Directions for this task:
Return every line of the data below that includes the string "with".
========================
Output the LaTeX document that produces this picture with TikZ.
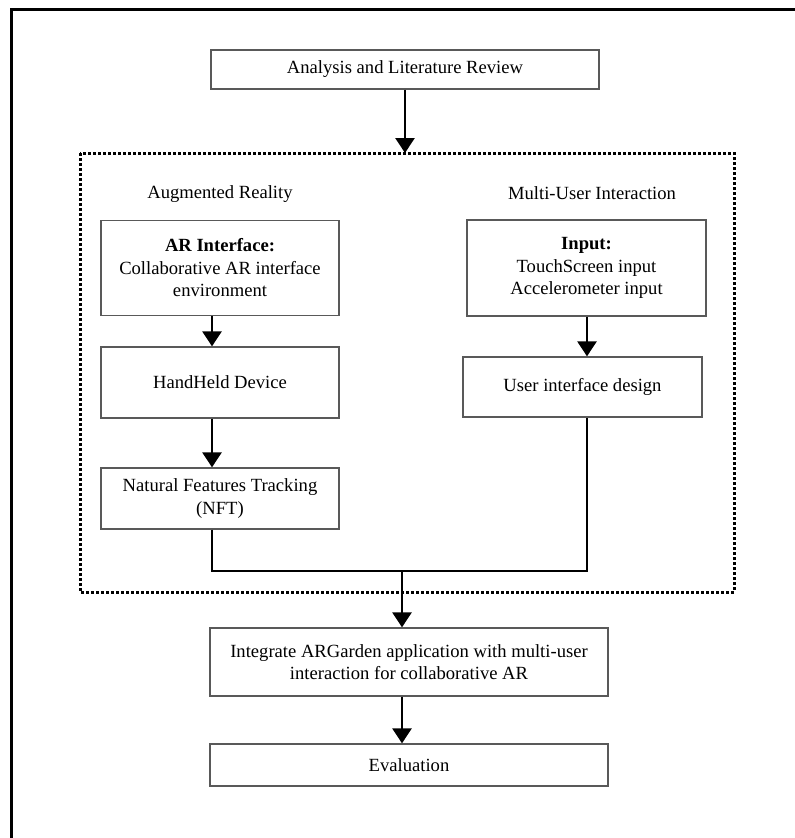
\documentclass[tikz,border=0pt]{standalone}
\usepackage{fontspec}
\setmainfont{Liberation Serif}
\usepackage{tikz}
\usetikzlibrary{arrows.meta}

\begin{document}
\begin{tikzpicture}[x=1pt,y=-1pt,
	box/.style={draw=black!65, line width=1.3pt, align=center, inner sep=2pt},
	arr/.style={line width=2.6pt, -{Triangle[width=19pt,length=15pt]}},
	link/.style={line width=2.6pt}]
	\fontsize{18.6pt}{22.5pt}\selectfont
	\useasboundingbox (0,0) rectangle (795,838);

	%Outer frame
	\draw[line width=3.2pt] (11.8,840) -- (11.8,9.7) -- (797,9.7);

	%Dotted group
	\draw[line width=3pt, dash pattern=on 3pt off 2pt] (80,153) rectangle (734,592);
	\node (arlabel) at (220,194) {Augmented Reality};
	\node (mulabel) at (592,193) {Multi-User Interaction};

	%Boxes
	\node[box, minimum width=388pt, minimum height=39pt] (review) at (405,69.5) {Analysis and Literature Review};
	\node[box, minimum width=238pt, minimum height=95pt] (arinterface) at (220,268) {\textbf{AR Interface:}\\Collaborative AR interface\\environment};
	\node[box, minimum width=238pt, minimum height=71pt] (handheld) at (220,382.5) {HandHeld Device};
	\node[box, minimum width=238pt, minimum height=61pt] (nft) at (220,498.5) {Natural Features Tracking\\(NFT)};
	\node[box, minimum width=239pt, minimum height=96pt] (input) at (586.5,268) {\textbf{Input:}\\TouchScreen input\\Accelerometer input};
	\node[box, minimum width=239pt, minimum height=60pt] (uidesign) at (582.5,387) {User interface design};
	\node[box, minimum width=398pt, minimum height=68pt] (integrate) at (409,662) {Integrate ARGarden application with multi-user\\interaction for collaborative AR};
	\node[box, minimum width=398pt, minimum height=42pt] (evaluation) at (409,765) {Evaluation};

	%Connectors
	\coordinate (merge) at (402,571);
	\draw[arr] (review.south) -- (review.south |- 0,153);
	\draw[arr] ([xshift=-8pt]arinterface.south) -- ([xshift=-8pt]handheld.north);
	\draw[arr] ([xshift=-8pt]handheld.south) -- ([xshift=-8pt]nft.north);
	\draw[arr] ([xshift=0.5pt]input.south) -- ([xshift=4.5pt]uidesign.north);
	\draw[link] ([xshift=-8pt]nft.south) |- (merge) -| ([xshift=4.5pt]uidesign.south);
	\draw[arr] (merge) -- (merge |- integrate.north);
	\draw[arr] (merge |- integrate.south) -- (merge |- evaluation.north);
\end{tikzpicture}
\end{document}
========================
Solved problem:
Output the LaTeX document that produces this picture with TikZ.
	\node[box, minimum width=398pt, minimum height=68pt] (integrate) at (409,662) {Integrate ARGarden application with multi-user\\interaction for collaborative AR};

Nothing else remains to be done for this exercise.